As of Tuesday, the Centers for Medicare and Medicaid Services (CMS) began paying laboratories $100 for each COVID-19 diagnostic test they conduct using high-throughput technologies to rapidly process large numbers of samples, nearly twice the approximately $51 per test the agency pays them for other types of COVID-19 tests.
"This is an absolute game-changer for nursing homes, where risk of coronavirus infection is high among our most vulnerable," CMS Administrator Seema Verma said in a statement.
The increased reimbursement will benefit diagnostic companies, such as Laboratory Corporation of America (LH -0.99%) and Quest Diagnostics (DGX -1.45%), which both have large networks of labs that have been running COVID-19 tests for over a month.

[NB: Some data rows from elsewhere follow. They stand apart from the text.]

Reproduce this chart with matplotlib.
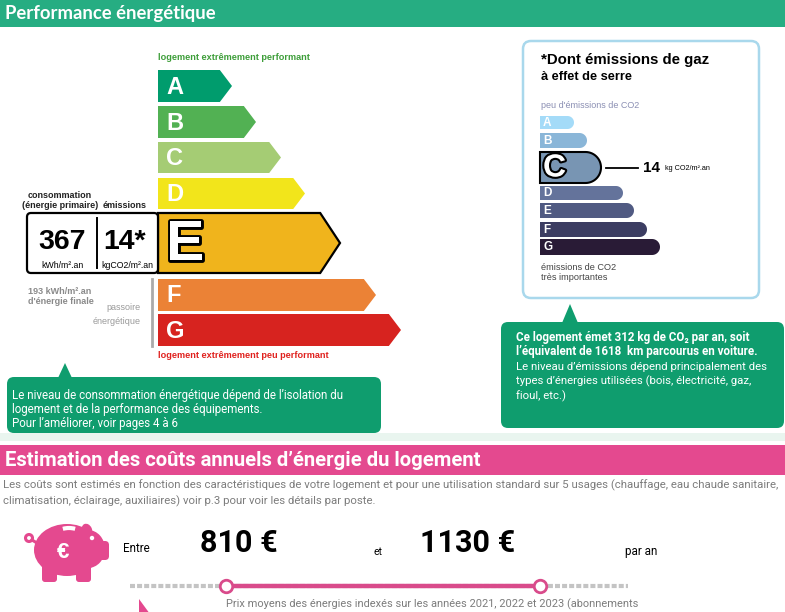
import numpy as np
import matplotlib
matplotlib.use("Agg")
import matplotlib.pyplot as plt
from matplotlib.patches import Polygon, FancyBboxPatch, Ellipse, Circle, Arc
import matplotlib.patheffects as pe

# data
classes = ["A", "B", "C", "D", "E", "F", "G"]
dpe_colors = ["#009c6d", "#52b153", "#a5cc74", "#f2e51b", "#f0b41c", "#eb8236", "#d7231f"]
dpe_ends = [232, 256, 281, 305, 340, 376, 401]
dpe_top = [70, 106, 142, 178, 213, 279, 314]
dpe_bot = [102, 138, 173, 209, 273, 311, 346]
my_class = "E"
conso = 367
emis = 14
finale = 193

ges_colors = ["#a4dbf8", "#8ab6d8", "#7895b3", "#64739b", "#505a82", "#3c3d62", "#291b36"]
ges_ends = [574, 587, 601, 623, 634, 647, 660]
ges_top = [116, 133, 152, 186, 203, 222, 239]
ges_bot = [129, 148, 183, 200, 218, 237, 255]
my_ges = "C"

co2_year = 312
km_car = 1618
cost_low = 810
cost_high = 1130

GREEN = "#26ad82"
PINK = "#e4498f"
SANS = ["Liberation Sans", "DejaVu Sans"]
PLEX = ["Roboto", "DejaVu Sans"]

fig = plt.figure(figsize=(7.85, 6.12), dpi=100)
ax = fig.add_axes([0, 0, 1, 1])
ax.set_xlim(0, 785)
ax.set_ylim(612, 0)
ax.axis("off")


def arrow(x0, x1, y0, y1, col, lw=0, ec="none", tip=0.38):
    h = y1 - y0
    xr = x1 - tip * h
    pts = [(x0, y0), (xr, y0), (x1, (y0 + y1) / 2), (xr, y1), (x0, y1)]
    ax.add_patch(Polygon(pts, closed=True, fc=col, ec=ec, lw=lw, joinstyle="miter"))


def rounded_bar(x0, x1, y0, y1, col, lw=0, ec="none"):
    r = (y1 - y0) / 2
    t = np.linspace(-np.pi / 2, np.pi / 2, 30)
    arc = [(x1 - r + r * np.cos(a), (y0 + y1) / 2 + r * np.sin(a)) for a in t]
    pts = [(x0, y0)] + arc + [(x0, y1)]
    ax.add_patch(Polygon(pts, closed=True, fc=col, ec=ec, lw=lw))


# header
ax.add_patch(plt.Rectangle((0, 0), 785, 27, fc=GREEN, ec="none"))
ax.text(5, 14, "Performance énergétique", color="white", fontsize=13.3,
        fontweight="bold", family=["Lato", "DejaVu Sans"], va="center")

ax.text(158, 58, "logement extrêmement performant", color="#3e9e3a", fontsize=6.6,
        fontweight="bold", family=SANS, va="center")

# DPE bars
for i, c in enumerate(classes):
    if c == my_class:
        arrow(158, dpe_ends[i], dpe_top[i], dpe_bot[i], dpe_colors[i], lw=1.6, ec="black", tip=0.33)
        ax.text(166, (dpe_top[i] + dpe_bot[i]) / 2 + 2, c, color="white", fontsize=41,
                fontweight="bold", family=SANS, va="center",
                path_effects=[pe.Stroke(linewidth=3.5, foreground="black"), pe.Normal()])
    else:
        arrow(158, dpe_ends[i], dpe_top[i], dpe_bot[i], dpe_colors[i])
        ax.text(166, (dpe_top[i] + dpe_bot[i]) / 2 + 1, c, color="white", fontsize=17,
                fontweight="bold", family=SANS, va="center")

# consumption box
ax.add_patch(FancyBboxPatch((27, 213), 131, 60, boxstyle="round,pad=0,rounding_size=4",
                            fc="white", ec="black", lw=1.6))
ax.plot([97, 97], [218, 268], color="black", lw=1.4)
ax.text(62, 242, str(conso), fontsize=20.5, fontweight="bold", family=SANS, ha="center", va="center")
ax.text(125, 242, f"{emis}*", fontsize=20.5, fontweight="bold", family=SANS, ha="center", va="center")
ax.text(62, 265, "kWh/m².an", fontsize=6.3, family=SANS, ha="center", va="center")
ax.text(127, 265, "kgCO2/m².an", fontsize=6.3, family=SANS, ha="center", va="center")
ax.text(60, 195, "consommation", fontsize=6.5, fontweight="bold", family=SANS, ha="center",
        va="center", color="#222222")
ax.text(60, 206, "(énergie primaire)", fontsize=6.5, fontweight="bold", family=SANS, ha="center",
        va="center", color="#222222")
ax.text(125, 206, "émissions", fontsize=6.5, fontweight="bold", family=SANS, ha="center",
        va="center", color="#222222")

# passoire
ax.plot([152, 152], [279, 346], color="#aaaaaa", lw=2)
ax.text(28, 292, f"{finale} kWh/m².an", fontsize=6.5, fontweight="bold", family=SANS,
        va="center", color="#8a8a8a")
ax.text(28, 302, "d'énergie finale", fontsize=6.5, fontweight="bold", family=SANS,
        va="center", color="#8a8a8a")
ax.text(141, 308, "passoire", fontsize=6.5, family=SANS, va="center", ha="right", color="#9a9a9a")
ax.text(141, 321, "énergétique", fontsize=6.5, family=SANS, va="center", ha="right", color="#9a9a9a")
ax.text(158, 356, "logement extrêmement peu performant", color="#e0221f", fontsize=6.6,
        fontweight="bold", family=SANS, va="center")

# left callout
ax.add_patch(FancyBboxPatch((7, 377), 374, 56, boxstyle="round,pad=0,rounding_size=7",
                            fc="#0f9d6e", ec="none"))
ax.add_patch(Polygon([(58, 378), (65, 363), (72, 378)], closed=True, fc="#0f9d6e", ec="none"))
left_lines = ["Le niveau de consommation énergétique dépend de l\u2019isolation du",
              "logement et de la performance des équipements.",
              "Pour l\u2019améliorer, voir pages 4 à 6"]
for k, s in enumerate(left_lines):
    ax.text(12, 395 + k * 14.5, s, color="white", fontsize=8.3, family=PLEX, va="center")

# GES box
ax.add_patch(FancyBboxPatch((523, 41), 236, 257, boxstyle="round,pad=0,rounding_size=8",
                            fc="white", ec="#a9d8ec", lw=1.8))
ax.text(541, 60, "*Dont émissions de gaz", fontsize=10.8, fontweight="bold", family=SANS, va="center")
ax.text(541, 77, "à effet de serre", fontsize=9.2, fontweight="bold", family=SANS, va="center")
ax.text(541, 106, "peu d'émissions de CO2", fontsize=6.5, family=SANS, va="center", color="#8b8fb3")
for i, c in enumerate(classes):
    yc = (ges_top[i] + ges_bot[i]) / 2
    if c == my_ges:
        rounded_bar(540, ges_ends[i], ges_top[i], ges_bot[i], ges_colors[i], lw=1.5, ec="black")
        ax.text(543, yc + 1, c, color="white", fontsize=23, fontweight="bold", family=SANS,
                va="center", path_effects=[pe.Stroke(linewidth=3, foreground="black"), pe.Normal()])
        ax.plot([606, 638], [yc, yc], color="black", lw=1.3)
        ax.text(643, yc, str(emis), fontsize=11, fontweight="bold", family=SANS, va="center")
        ax.text(665, yc + 1, "kg CO2/m².an", fontsize=5.2, family=SANS, va="center")
    else:
        rounded_bar(540, ges_ends[i], ges_top[i], ges_bot[i], ges_colors[i])
        ax.text(543, yc + 0.5, c, color="white", fontsize=8.5, fontweight="bold", family=SANS,
                va="center")
ax.text(541, 268, "émissions de CO2", fontsize=6.6, family=SANS, va="center", color="#444444")
ax.text(541, 277, "très importantes", fontsize=6.6, family=SANS, va="center", color="#444444")

# right callout
ax.add_patch(FancyBboxPatch((501, 322), 283, 106, boxstyle="round,pad=0,rounding_size=7",
                            fc="#0f9d6e", ec="none"))
ax.add_patch(Polygon([(562, 323), (570, 304), (578, 323)], closed=True, fc="#0f9d6e", ec="none"))
ax.text(516, 338, f"Ce logement émet {co2_year} kg de CO\u2082 par an, soit", color="white",
        fontsize=8.4, fontweight="bold", family=PLEX, va="center")
ax.text(516, 352, f"l\u2019équivalent de {km_car}  km parcourus en voiture.", color="white",
        fontsize=8.4, fontweight="bold", family=PLEX, va="center")
right_lines = ["Le niveau d\u2019émissions dépend principalement des",
               "types d\u2019énergies utilisées (bois, électricité, gaz,",
               "fioul, etc.)"]
for k, s in enumerate(right_lines):
    ax.text(516, 367 + k * 14.5, s, color="white", fontsize=8.2, family=PLEX, va="center")

# light band + pink header
ax.add_patch(plt.Rectangle((0, 433), 785, 8, fc="#e9f5ef", ec="none"))
ax.add_patch(plt.Rectangle((0, 445), 785, 30, fc=PINK, ec="none"))
ax.text(5, 461, "Estimation des coûts annuels d\u2019énergie du logement", color="white",
        fontsize=14.6, fontweight="bold", family=PLEX, va="center")
ax.text(3, 485, "Les coûts sont estimés en fonction des caractéristiques de votre logement et pour "
        "une utilisation standard sur 5 usages (chauffage, eau chaude sanitaire,",
        fontsize=8.2, family=PLEX, va="center", color="#7c7c7c")
ax.text(3, 501, "climatisation, éclairage, auxiliaires) voir p.3 pour voir les détails par poste.",
        fontsize=8.2, family=PLEX, va="center", color="#7c7c7c")

# piggy bank
ax.add_patch(Ellipse((67, 550), 66, 52, fc=PINK, ec="none"))
ax.add_patch(Ellipse((88, 549), 34, 38, fc=PINK, ec="none"))
ax.add_patch(FancyBboxPatch((96, 541), 13, 19, boxstyle="round,pad=0,rounding_size=4",
                            fc=PINK, ec="none"))
ax.add_patch(Ellipse((87, 530), 10, 13, angle=-25, fc=PINK, ec="none"))
ax.add_patch(FancyBboxPatch((42, 564), 15, 18, boxstyle="round,pad=0,rounding_size=3",
                            fc=PINK, ec="none"))
ax.add_patch(FancyBboxPatch((76, 564), 15, 18, boxstyle="round,pad=0,rounding_size=3",
                            fc=PINK, ec="none"))
ax.add_patch(Circle((29, 538), 3.5, fc="none", ec=PINK, lw=2.2))
ax.plot([32, 37], [540, 543], color=PINK, lw=2.2)
ax.add_patch(Arc((69, 542), 36, 28, theta1=245, theta2=295, color="white", lw=3))
ax.add_patch(Circle((92, 538), 2.2, fc="white", ec="none"))
ax.text(63, 553, "€", color="white", fontsize=16, fontweight="bold", family=SANS,
        ha="center", va="center")

# costs
ax.text(123, 549, "Entre", fontsize=8.4, family=PLEX, va="center")
ax.text(200, 543, f"{cost_low} €", fontsize=22, fontweight="bold", family=PLEX, va="center")
ax.text(373, 552, "et", fontsize=7.6, family=PLEX, va="center")
ax.text(420, 543, f"{cost_high} €", fontsize=22, fontweight="bold", family=PLEX, va="center")
ax.text(625, 551, "par an", fontsize=8.4, family=PLEX, va="center")

# slider
ax.plot([130, 628], [586, 586], color="#c4c4c4", lw=3, dashes=(1.2, 0.5), solid_capstyle="butt")
ax.plot([226, 540], [586, 586], color="#d94b8b", lw=3.2)
ax.plot([226, 540], [586, 586], "o", ms=9, mfc="white", mec="#d94b8b", mew=2)
ax.text(226, 604, "Prix moyens des énergies indexés sur les années 2021, 2022 et 2023 (abonnements",
        fontsize=7.9, family=PLEX, va="center", color="#7c7c7c")
ax.add_patch(Polygon([(139, 599), (139, 614), (150, 614)], closed=True, fc=PINK, ec="none"))

fig.savefig("out.png", dpi=100)
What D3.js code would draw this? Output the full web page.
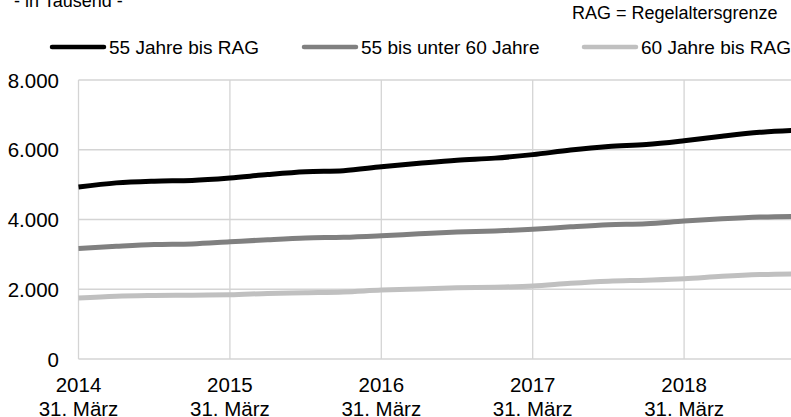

It's less clear how much of the increased reimbursement will trickle through to the companies that developed those tests for COVID-19, such as Roche Holding (RHHBY -0.65%), Thermo Fisher Scientific (TMO -0.48%), and Abbott Labs (ABT -1.70%). Considering the cost of the tests, plus need for trained employees to run them, and the general overhead costs, it's possible Lab Corp and Quest were generating slim margins or even losing money processing COVID-19 tests for patients under the previous Medicare reimbursement rate.
The American Clinical Laboratory Association (ACLA), a trade group of diagnostic testing laboratories, praised the CMS's move.
"We know that the lack of predictable reimbursement for tests performed has been a barrier to entry for some laboratories, and today's decision will help encourage all laboratories with the appropriate expertise to come to the table and perform COVID-19 testing," ACLA President Julie Khani said in a statement.